- Exercise -
Set down each line of the material that follows, exactly, with no pictures.

((

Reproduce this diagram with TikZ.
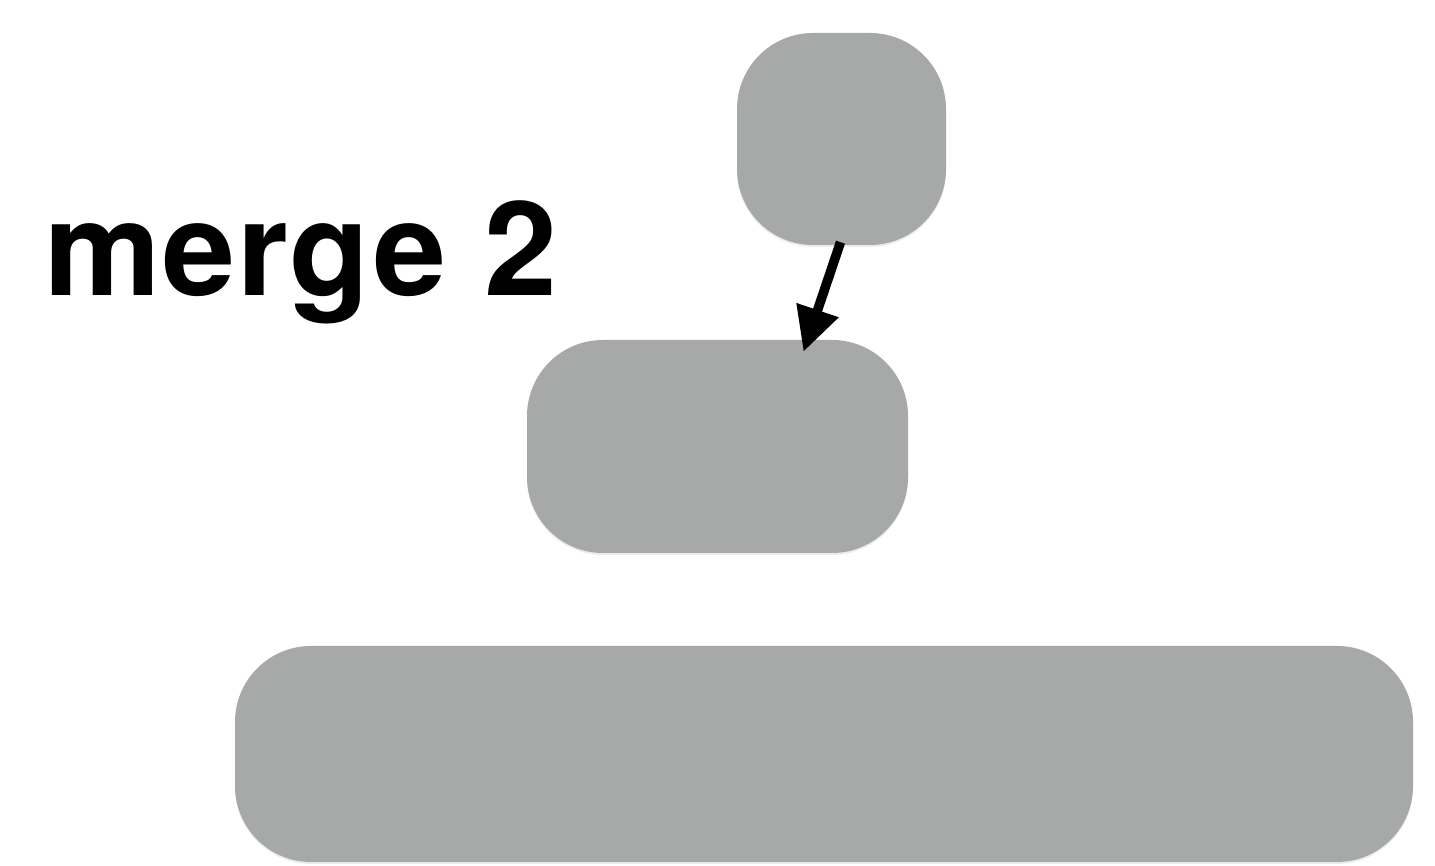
\documentclass[tikz,border=0pt]{standalone}
\usepackage{fontspec}
\setmainfont{TeX Gyre Heros}
\newfontfamily\titlefont[LetterSpace=1.4]{TeX Gyre Heros}
\usetikzlibrary{arrows.meta,shadows}
\definecolor{boxgray}{HTML}{A6A9A8}

\begin{document}
\begin{tikzpicture}[x=1pt,y=1pt,>={Triangle[length=44pt,width=42pt]},
  blob/.style={rectangle,fill=boxgray,rounded corners=76pt,inner sep=0pt,
               drop shadow={opacity=.15,shadow xshift=0pt,shadow yshift=-2pt}},
  arr/.style={->,line width=9.5pt,black}]
 \useasboundingbox (0,0) rectangle (1435,866);
 \node[blob,minimum width=209pt,minimum height=212pt] (top) at (841.5,727) {};
 \node[blob,minimum width=381pt,minimum height=213pt] (mid) at (717.5,419.5) {};
 \node[blob,minimum width=1178pt,minimum height=216pt] (bot) at (824,112) {};
 \node[anchor=base west,inner sep=0pt,font=\titlefont\fontsize{131}{131}\selectfont\bfseries]
      (title) at (44,570) {merge 2};
 \draw[arr] ([xshift=-1pt,yshift=3pt]top.south) -- ([xshift=86pt,yshift=-12pt]mid.north);
\end{tikzpicture}
\end{document}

))

- Reply to the task -
Reproduce this diagram with TikZ.
\documentclass[tikz,border=0pt]{standalone}
\usepackage{fontspec}
\setmainfont{TeX Gyre Heros}
\newfontfamily\titlefont[LetterSpace=1.4]{TeX Gyre Heros}
\usetikzlibrary{arrows.meta,shadows}
\definecolor{boxgray}{HTML}{A6A9A8}

\begin{document}
\begin{tikzpicture}[x=1pt,y=1pt,>={Triangle[length=44pt,width=42pt]},
  blob/.style={rectangle,fill=boxgray,rounded corners=76pt,inner sep=0pt,
               drop shadow={opacity=.15,shadow xshift=0pt,shadow yshift=-2pt}},
  arr/.style={->,line width=9.5pt,black}]
 \useasboundingbox (0,0) rectangle (1435,866);
 \node[blob,minimum width=209pt,minimum height=212pt] (top) at (841.5,727) {};
 \node[blob,minimum width=381pt,minimum height=213pt] (mid) at (717.5,419.5) {};
 \node[blob,minimum width=1178pt,minimum height=216pt] (bot) at (824,112) {};
 \node[anchor=base west,inner sep=0pt,font=\titlefont\fontsize{131}{131}\selectfont\bfseries]
      (title) at (44,570) {merge 2};
 \draw[arr] ([xshift=-1pt,yshift=3pt]top.south) -- ([xshift=86pt,yshift=-12pt]mid.north);
\end{tikzpicture}
\end{document}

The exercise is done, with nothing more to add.